As an adult student, Gallagher’s life experience is deep. Now the mother of two sons, 11 and 14, and a full-time student working to finish her nursing degree, played three seasons for Penn State (1991-93), and helped the Nitttany Lions advance to the NCAA semifinals in both 1991 and 1993. Gallagher stayed home with her sons for five years, but kept involved with local field hockey by officiating and sometimes coaching at area high schools. When she returned to the career world, she noticed there were good job opportunities in nursing, and she decided to enroll at Cedar Crest College to finish her bachelor’s degree.
It didn’t take long before Gallagher’s husband piqued her interest in playing field hockey again when he mentioned that she probably had a year of athletic eligibility left. Lucky for Gallagher, Dr. Diane Moyer, one of her former coaches and mentors, worked as a professor in the College’s psychology department and she approached her with her husband’s idea. A former Olympian and silver medalist at the 1984 Los Angeles games Moyer is an accomplished hockey player in her own right. She thought the idea had merit and put her in contact with Lippert, Cedar Crest’s field hockey coach. Lippert and Gallagher met with the school’s athletics director, and worked out eligibility issues with the NCAA, which granted her a year to finish her playing career. What seemed a distant dream was suddenly a reality.
“Her body may not be able to do as much as when she was young, but mentally she is very strong,” says Moyer. “In order to be a good athlete you need to be a smart one. She has potential to share her wealth with the players we have. Heather knows what she can do and what can’t do. She knows the game and as a result, the other players are really learning from her.”

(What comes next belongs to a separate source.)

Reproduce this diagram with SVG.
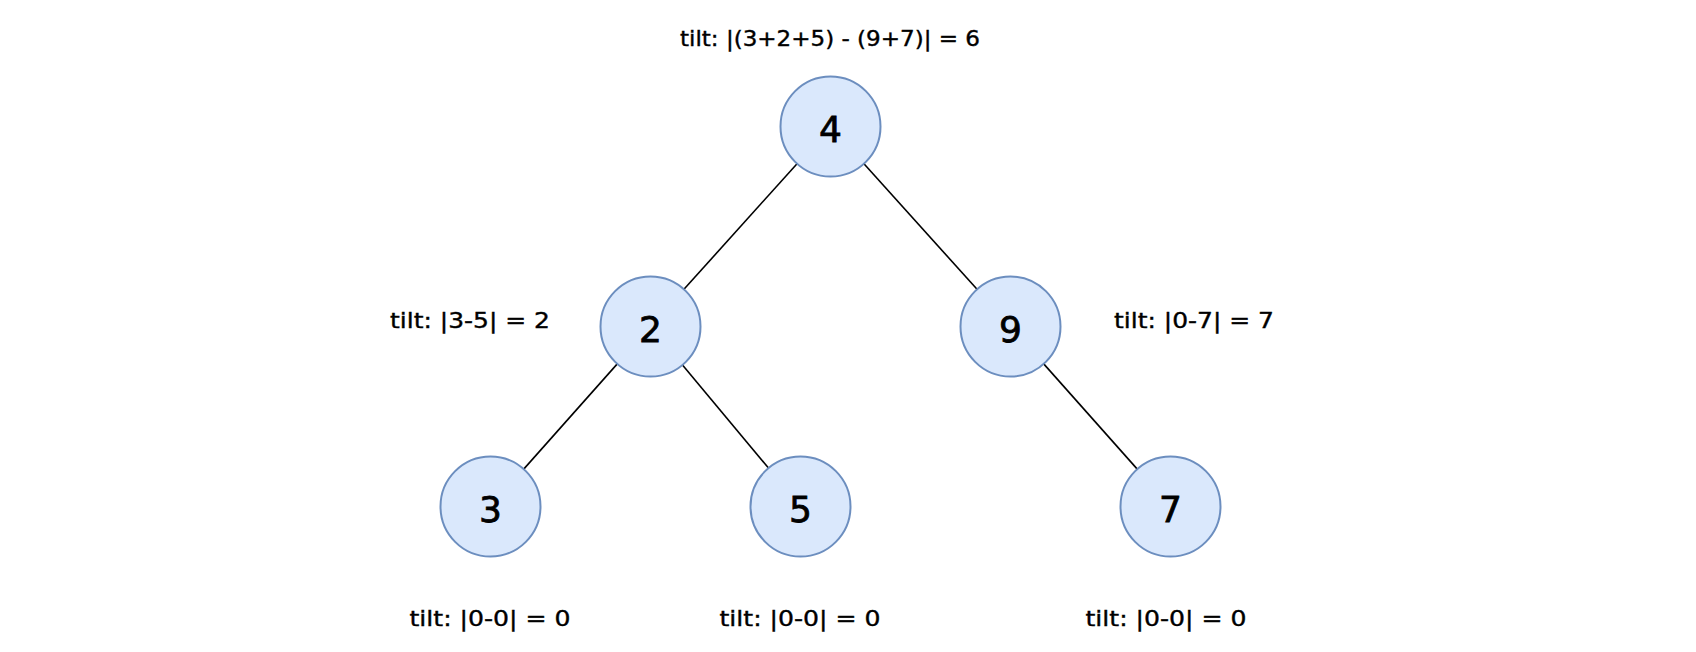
<svg xmlns="http://www.w3.org/2000/svg" width="1696" height="652" viewBox="0 0 1696 652">
<style>
.node{fill:#dae8fc;stroke:#6c8ebf;stroke-width:2}
.num{font-family:"DejaVu Sans",sans-serif;font-size:36px;fill:#000;stroke:#000;stroke-width:0.8;text-anchor:middle}
.lbl{font-family:"DejaVu Sans",sans-serif;font-size:22px;fill:#000;stroke:#000;stroke-width:0.4;text-anchor:middle}
.edge{stroke:#000;stroke-width:1.6;fill:none}
</style>
<rect width="1696" height="652" fill="#fff"/>
<g id="connectors">
<line class="edge" x1="797.05" y1="163.67" x2="683.95" y2="289.33"/>
<line class="edge" x1="863.95" y1="163.67" x2="977.05" y2="289.33"/>
<line class="edge" x1="617.28" y1="363.87" x2="523.72" y2="469.13"/>
<line class="edge" x1="682.51" y1="364.91" x2="768.49" y2="468.09"/>
<line class="edge" x1="1043.72" y1="363.87" x2="1137.28" y2="469.13"/>
</g>
<g id="node4"><circle class="node" cx="830.5" cy="126.5" r="50"/><text class="num" x="830.5" y="141.5">4</text></g>
<g id="node2"><circle class="node" cx="650.5" cy="326.5" r="50"/><text class="num" x="650.5" y="341.5">2</text></g>
<g id="node9"><circle class="node" cx="1010.5" cy="326.5" r="50"/><text class="num" x="1010.5" y="341.5">9</text></g>
<g id="node3"><circle class="node" cx="490.5" cy="506.5" r="50"/><text class="num" x="490.5" y="521.5">3</text></g>
<g id="node5"><circle class="node" cx="800.5" cy="506.5" r="50"/><text class="num" x="800.5" y="521.5">5</text></g>
<g id="node7"><circle class="node" cx="1170.5" cy="506.5" r="50"/><text class="num" x="1170.5" y="521.5">7</text></g>
<g id="labels">
<text class="lbl" x="830" y="46" textLength="300" lengthAdjust="spacingAndGlyphs">tilt: |(3+2+5) - (9+7)| = 6</text>
<text class="lbl" x="470" y="328" textLength="160" lengthAdjust="spacingAndGlyphs">tilt: |3-5| = 2</text>
<text class="lbl" x="1194" y="328" textLength="160" lengthAdjust="spacingAndGlyphs">tilt: |0-7| = 7</text>
<text class="lbl" x="490" y="626" textLength="161" lengthAdjust="spacingAndGlyphs">tilt: |0-0| = 0</text>
<text class="lbl" x="800" y="626" textLength="161" lengthAdjust="spacingAndGlyphs">tilt: |0-0| = 0</text>
<text class="lbl" x="1166" y="626" textLength="161" lengthAdjust="spacingAndGlyphs">tilt: |0-0| = 0</text>
</g>
</svg>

Lippert agrees. “The students like how she coaches quietly on the side. She is not like me as a coach, instead, she is a quiet leader. She encourages them to work on their skills and makes suggestions. They really respect her experience,” says Lippert, who notes that Gallagher is playing the cherry picker spot on the team and is getting a lot of shots on goal. She is definitely an offensive threat.
Gallagher’s teammates have received her with open arms, nicknaming her “Super Mom” and voting her one of the team captains, which really touched the veteran. Gallagher says that she feels lucky to be among them.
“I will say that just being a part of this team has made me feel like more of Cedar Crest student and not just a nursing student going back for her degree. I have developed a real sense of pride for the college. But, this is it for me … no more second chances or third chances. I push myself as far as I can go and some days it is hard. I have to put things into perspective and appreciate this chance and opportunity; I am here to live out my dream. I admit my body may be hurting, but I also admit that I love this. I have definitely gotten back my competitive spirit again and it feels good.”